■ CHALLENGE: Begin with the first line of the material and write out each line exactly, ending with the line that contains "125, 111, 100]". Pictures are not part of the copy.

(Code that draws figures)
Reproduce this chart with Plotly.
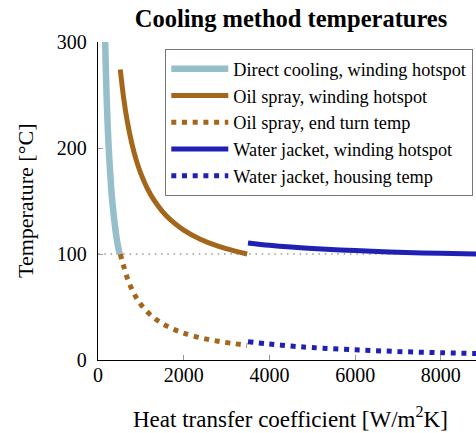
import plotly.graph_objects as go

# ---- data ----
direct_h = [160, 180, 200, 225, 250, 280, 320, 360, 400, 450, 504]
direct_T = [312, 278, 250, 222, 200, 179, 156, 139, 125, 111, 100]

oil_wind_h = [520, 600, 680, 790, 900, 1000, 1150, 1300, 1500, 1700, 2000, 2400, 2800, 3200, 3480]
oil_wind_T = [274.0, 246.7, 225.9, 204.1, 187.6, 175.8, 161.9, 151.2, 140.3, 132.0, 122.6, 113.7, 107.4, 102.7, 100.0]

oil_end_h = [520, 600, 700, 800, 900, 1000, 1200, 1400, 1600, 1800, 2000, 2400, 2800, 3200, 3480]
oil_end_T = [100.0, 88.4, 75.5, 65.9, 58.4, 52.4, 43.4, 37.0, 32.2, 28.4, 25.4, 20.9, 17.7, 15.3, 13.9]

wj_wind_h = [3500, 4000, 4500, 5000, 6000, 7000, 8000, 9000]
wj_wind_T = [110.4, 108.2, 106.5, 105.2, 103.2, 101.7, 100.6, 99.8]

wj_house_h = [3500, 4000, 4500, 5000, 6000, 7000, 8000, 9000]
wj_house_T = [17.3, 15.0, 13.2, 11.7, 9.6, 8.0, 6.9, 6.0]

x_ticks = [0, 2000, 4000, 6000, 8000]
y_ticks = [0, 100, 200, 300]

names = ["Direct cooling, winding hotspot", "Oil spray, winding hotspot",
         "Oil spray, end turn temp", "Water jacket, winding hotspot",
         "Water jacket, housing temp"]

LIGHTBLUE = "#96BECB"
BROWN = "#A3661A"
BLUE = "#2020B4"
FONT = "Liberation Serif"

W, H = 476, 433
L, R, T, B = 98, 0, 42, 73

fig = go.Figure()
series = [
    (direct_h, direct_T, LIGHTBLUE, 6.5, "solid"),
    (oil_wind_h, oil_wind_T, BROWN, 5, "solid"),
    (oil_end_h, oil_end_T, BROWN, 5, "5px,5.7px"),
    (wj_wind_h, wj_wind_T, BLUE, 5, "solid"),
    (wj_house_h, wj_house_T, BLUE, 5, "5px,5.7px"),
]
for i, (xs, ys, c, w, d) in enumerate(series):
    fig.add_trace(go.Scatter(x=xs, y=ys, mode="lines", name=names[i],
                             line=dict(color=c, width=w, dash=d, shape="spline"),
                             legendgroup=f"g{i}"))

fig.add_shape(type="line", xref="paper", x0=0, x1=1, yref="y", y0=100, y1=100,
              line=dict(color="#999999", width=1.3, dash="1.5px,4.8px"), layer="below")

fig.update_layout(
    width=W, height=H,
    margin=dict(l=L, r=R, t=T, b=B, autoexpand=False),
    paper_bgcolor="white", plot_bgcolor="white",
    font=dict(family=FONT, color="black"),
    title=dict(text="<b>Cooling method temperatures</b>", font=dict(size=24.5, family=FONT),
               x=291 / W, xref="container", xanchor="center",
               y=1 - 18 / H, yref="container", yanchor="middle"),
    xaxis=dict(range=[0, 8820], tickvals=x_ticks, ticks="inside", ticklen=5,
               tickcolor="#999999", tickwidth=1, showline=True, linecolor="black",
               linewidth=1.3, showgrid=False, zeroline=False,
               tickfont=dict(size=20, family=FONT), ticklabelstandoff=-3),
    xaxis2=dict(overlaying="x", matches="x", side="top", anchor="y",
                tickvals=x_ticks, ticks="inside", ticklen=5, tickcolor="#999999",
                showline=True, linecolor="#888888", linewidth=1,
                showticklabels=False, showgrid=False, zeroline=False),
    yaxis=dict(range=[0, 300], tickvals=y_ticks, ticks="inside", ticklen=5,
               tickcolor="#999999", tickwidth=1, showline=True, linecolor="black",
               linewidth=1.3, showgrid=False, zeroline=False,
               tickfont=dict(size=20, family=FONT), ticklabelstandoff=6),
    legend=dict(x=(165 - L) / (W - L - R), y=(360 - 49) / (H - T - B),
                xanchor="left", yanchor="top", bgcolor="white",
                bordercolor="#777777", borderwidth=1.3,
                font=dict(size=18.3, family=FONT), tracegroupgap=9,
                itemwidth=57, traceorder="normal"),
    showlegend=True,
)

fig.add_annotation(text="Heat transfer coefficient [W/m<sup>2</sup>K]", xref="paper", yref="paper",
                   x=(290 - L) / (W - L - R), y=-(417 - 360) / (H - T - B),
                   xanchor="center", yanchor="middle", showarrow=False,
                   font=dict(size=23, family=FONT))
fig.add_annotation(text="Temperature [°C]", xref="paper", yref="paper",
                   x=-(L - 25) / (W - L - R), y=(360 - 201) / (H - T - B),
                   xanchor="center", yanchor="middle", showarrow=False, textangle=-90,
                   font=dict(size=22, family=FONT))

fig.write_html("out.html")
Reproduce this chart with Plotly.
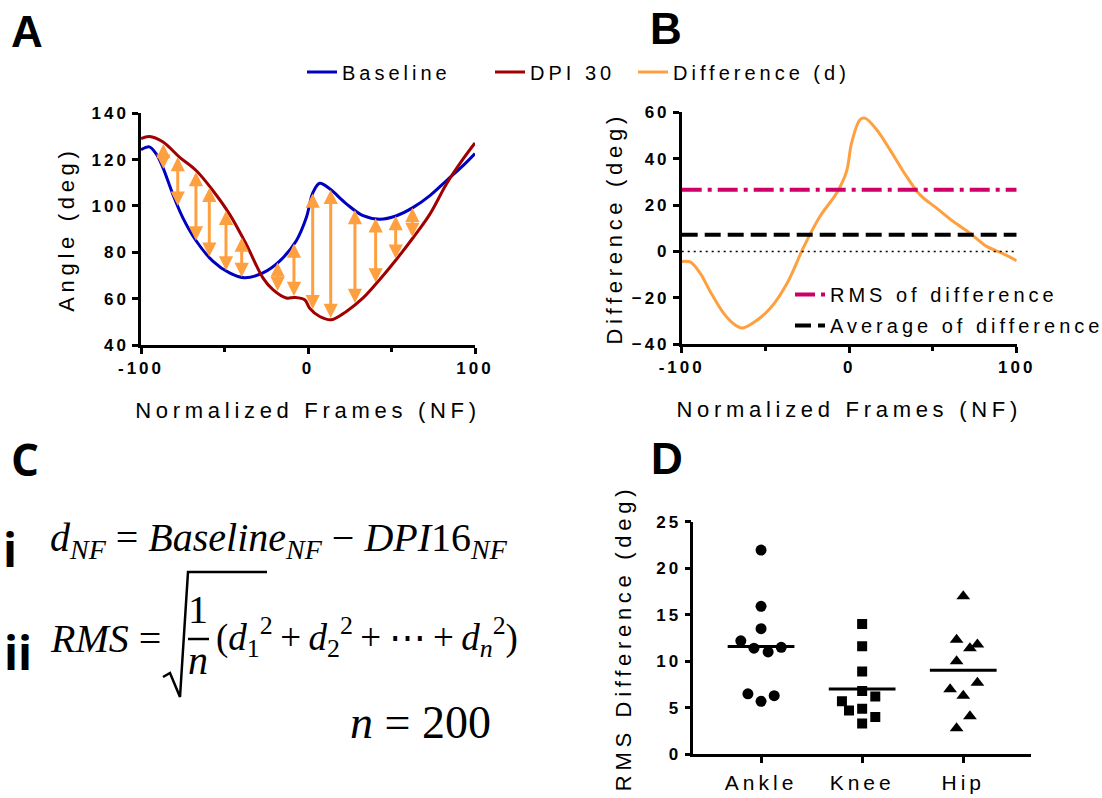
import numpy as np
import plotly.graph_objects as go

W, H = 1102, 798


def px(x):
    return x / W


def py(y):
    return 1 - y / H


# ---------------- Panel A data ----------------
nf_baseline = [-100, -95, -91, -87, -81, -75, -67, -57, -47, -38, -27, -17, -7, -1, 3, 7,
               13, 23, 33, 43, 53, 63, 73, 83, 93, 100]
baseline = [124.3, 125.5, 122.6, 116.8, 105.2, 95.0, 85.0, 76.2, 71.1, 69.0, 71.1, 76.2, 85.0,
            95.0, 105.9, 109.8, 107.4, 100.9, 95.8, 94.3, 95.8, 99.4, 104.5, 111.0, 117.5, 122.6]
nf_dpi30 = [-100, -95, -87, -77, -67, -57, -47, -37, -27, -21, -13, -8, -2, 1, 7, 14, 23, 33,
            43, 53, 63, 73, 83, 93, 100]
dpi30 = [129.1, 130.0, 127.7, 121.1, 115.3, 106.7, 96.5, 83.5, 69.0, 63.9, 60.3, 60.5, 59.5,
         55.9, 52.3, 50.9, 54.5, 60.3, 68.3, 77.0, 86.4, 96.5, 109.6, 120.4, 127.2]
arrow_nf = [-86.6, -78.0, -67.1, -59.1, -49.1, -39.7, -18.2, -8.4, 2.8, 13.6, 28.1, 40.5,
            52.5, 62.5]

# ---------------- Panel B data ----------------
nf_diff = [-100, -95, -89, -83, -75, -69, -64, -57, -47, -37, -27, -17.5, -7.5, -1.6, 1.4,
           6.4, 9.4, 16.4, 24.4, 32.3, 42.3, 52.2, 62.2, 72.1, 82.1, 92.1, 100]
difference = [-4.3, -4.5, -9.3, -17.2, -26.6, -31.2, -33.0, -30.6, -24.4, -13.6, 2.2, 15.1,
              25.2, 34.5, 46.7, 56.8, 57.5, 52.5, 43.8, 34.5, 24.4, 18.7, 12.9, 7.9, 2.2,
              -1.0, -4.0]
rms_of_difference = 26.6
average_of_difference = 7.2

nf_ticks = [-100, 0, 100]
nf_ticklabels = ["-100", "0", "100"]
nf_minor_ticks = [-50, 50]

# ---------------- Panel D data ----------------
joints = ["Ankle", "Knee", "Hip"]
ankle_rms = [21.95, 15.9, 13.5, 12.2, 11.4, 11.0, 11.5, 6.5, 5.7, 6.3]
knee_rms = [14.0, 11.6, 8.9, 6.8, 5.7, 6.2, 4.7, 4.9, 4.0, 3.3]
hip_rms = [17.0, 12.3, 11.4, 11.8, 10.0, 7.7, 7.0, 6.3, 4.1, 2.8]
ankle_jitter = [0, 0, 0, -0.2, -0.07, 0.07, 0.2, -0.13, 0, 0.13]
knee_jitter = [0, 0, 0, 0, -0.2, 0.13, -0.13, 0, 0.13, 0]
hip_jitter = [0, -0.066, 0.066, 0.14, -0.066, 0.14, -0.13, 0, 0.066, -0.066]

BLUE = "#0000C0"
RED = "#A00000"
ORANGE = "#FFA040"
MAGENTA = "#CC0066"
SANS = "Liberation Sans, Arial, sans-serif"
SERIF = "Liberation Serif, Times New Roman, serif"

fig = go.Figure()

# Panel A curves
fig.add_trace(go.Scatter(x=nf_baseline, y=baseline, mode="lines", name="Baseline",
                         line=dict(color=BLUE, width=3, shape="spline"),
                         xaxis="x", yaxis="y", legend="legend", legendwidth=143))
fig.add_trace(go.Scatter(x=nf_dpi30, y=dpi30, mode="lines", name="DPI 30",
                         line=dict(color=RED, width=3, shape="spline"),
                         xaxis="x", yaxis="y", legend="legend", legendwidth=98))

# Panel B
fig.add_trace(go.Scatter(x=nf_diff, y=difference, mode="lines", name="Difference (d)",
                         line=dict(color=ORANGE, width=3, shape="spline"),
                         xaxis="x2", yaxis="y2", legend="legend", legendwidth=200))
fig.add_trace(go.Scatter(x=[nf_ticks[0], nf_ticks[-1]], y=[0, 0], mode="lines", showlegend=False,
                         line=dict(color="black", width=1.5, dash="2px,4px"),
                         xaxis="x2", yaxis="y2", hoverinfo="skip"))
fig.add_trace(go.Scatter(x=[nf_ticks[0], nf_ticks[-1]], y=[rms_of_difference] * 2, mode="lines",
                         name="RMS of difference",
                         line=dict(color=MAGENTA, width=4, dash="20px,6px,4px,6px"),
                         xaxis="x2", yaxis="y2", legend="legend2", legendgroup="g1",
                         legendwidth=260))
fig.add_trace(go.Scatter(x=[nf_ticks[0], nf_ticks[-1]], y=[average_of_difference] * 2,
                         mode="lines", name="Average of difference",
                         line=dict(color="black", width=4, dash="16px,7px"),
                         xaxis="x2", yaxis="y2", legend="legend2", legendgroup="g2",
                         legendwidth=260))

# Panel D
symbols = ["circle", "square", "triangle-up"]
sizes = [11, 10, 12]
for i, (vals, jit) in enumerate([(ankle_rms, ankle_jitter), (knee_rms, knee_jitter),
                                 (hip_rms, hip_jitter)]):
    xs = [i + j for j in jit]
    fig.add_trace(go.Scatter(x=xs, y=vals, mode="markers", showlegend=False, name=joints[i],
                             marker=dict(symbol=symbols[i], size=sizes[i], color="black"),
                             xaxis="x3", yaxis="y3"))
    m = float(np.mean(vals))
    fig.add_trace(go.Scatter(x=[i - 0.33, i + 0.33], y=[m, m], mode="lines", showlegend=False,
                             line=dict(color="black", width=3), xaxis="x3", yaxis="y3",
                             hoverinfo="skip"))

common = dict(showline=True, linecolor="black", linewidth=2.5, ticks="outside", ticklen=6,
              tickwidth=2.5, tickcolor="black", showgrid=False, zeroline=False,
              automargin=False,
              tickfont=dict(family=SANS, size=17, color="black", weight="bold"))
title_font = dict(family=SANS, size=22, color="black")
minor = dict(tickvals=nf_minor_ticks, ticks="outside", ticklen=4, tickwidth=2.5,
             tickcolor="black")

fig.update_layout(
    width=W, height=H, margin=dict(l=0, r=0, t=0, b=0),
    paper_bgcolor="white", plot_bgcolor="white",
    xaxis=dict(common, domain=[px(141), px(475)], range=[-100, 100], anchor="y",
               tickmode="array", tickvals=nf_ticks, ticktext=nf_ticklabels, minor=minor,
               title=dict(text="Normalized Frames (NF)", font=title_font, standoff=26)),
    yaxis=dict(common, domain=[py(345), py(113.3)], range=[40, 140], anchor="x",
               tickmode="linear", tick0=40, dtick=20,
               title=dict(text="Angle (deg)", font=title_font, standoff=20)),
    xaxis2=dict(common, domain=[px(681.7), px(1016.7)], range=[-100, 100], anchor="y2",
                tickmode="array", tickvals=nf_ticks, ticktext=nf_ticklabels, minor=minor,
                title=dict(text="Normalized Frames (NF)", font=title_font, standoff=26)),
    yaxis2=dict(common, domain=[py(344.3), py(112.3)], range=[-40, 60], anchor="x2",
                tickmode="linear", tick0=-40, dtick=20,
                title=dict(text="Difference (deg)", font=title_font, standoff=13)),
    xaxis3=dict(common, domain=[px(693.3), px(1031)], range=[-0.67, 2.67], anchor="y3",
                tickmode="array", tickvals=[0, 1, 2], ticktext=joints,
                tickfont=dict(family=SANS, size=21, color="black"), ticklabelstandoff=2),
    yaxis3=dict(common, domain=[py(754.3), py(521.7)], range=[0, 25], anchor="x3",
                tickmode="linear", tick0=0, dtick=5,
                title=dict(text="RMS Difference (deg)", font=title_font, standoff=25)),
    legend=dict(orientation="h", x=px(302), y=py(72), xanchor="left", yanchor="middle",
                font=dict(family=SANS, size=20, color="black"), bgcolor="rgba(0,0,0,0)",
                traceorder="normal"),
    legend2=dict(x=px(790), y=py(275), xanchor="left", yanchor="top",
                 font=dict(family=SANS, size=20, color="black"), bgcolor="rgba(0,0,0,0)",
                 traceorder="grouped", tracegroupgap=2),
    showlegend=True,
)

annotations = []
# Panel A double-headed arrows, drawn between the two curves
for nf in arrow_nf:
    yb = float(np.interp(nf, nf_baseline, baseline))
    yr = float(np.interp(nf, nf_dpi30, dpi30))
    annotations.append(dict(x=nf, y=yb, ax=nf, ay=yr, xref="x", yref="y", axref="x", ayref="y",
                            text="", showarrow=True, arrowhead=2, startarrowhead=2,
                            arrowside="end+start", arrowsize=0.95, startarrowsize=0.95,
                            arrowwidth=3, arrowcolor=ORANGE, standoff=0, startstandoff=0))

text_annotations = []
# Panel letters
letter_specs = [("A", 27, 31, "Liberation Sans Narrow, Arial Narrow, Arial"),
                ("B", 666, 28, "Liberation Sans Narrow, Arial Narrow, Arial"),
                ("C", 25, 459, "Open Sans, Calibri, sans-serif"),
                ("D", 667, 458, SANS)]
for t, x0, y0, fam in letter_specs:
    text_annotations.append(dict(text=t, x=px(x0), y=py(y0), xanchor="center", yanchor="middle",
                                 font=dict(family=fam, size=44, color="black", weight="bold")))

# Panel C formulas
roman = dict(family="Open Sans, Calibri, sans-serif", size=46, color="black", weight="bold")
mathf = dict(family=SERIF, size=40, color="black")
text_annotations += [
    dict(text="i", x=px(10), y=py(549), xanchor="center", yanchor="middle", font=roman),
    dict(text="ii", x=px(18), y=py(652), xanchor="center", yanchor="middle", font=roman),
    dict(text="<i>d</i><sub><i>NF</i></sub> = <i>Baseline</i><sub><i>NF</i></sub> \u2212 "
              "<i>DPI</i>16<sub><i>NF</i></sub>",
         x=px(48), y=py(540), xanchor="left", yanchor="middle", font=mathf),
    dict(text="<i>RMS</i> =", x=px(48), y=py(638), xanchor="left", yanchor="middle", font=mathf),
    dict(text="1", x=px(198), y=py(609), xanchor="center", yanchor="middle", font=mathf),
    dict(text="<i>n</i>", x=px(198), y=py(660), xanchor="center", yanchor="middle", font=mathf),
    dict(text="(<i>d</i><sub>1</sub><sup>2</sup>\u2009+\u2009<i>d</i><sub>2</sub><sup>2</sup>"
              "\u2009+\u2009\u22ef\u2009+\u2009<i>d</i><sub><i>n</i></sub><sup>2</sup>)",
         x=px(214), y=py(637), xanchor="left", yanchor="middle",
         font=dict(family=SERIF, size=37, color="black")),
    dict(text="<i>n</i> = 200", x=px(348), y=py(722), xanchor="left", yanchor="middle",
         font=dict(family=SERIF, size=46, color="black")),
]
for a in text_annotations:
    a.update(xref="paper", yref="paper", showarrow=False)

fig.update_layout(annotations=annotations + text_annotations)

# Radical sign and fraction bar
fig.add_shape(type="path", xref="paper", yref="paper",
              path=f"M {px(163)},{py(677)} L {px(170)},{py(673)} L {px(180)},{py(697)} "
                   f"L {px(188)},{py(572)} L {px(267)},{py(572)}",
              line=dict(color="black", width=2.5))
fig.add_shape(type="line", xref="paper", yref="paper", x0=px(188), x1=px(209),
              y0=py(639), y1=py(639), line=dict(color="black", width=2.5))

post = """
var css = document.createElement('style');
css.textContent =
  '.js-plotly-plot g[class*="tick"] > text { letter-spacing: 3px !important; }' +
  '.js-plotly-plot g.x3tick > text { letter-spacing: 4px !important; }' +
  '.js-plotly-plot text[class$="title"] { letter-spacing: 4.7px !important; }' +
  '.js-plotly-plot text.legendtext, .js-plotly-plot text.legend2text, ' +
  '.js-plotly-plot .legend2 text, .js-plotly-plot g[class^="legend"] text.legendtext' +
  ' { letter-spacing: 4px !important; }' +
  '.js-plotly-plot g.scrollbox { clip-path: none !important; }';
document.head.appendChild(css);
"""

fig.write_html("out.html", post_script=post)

■ TASK RESPONSE:
Reproduce this chart with Plotly.
import plotly.graph_objects as go

# ---- data ----
direct_h = [160, 180, 200, 225, 250, 280, 320, 360, 400, 450, 504]
direct_T = [312, 278, 250, 222, 200, 179, 156, 139, 125, 111, 100]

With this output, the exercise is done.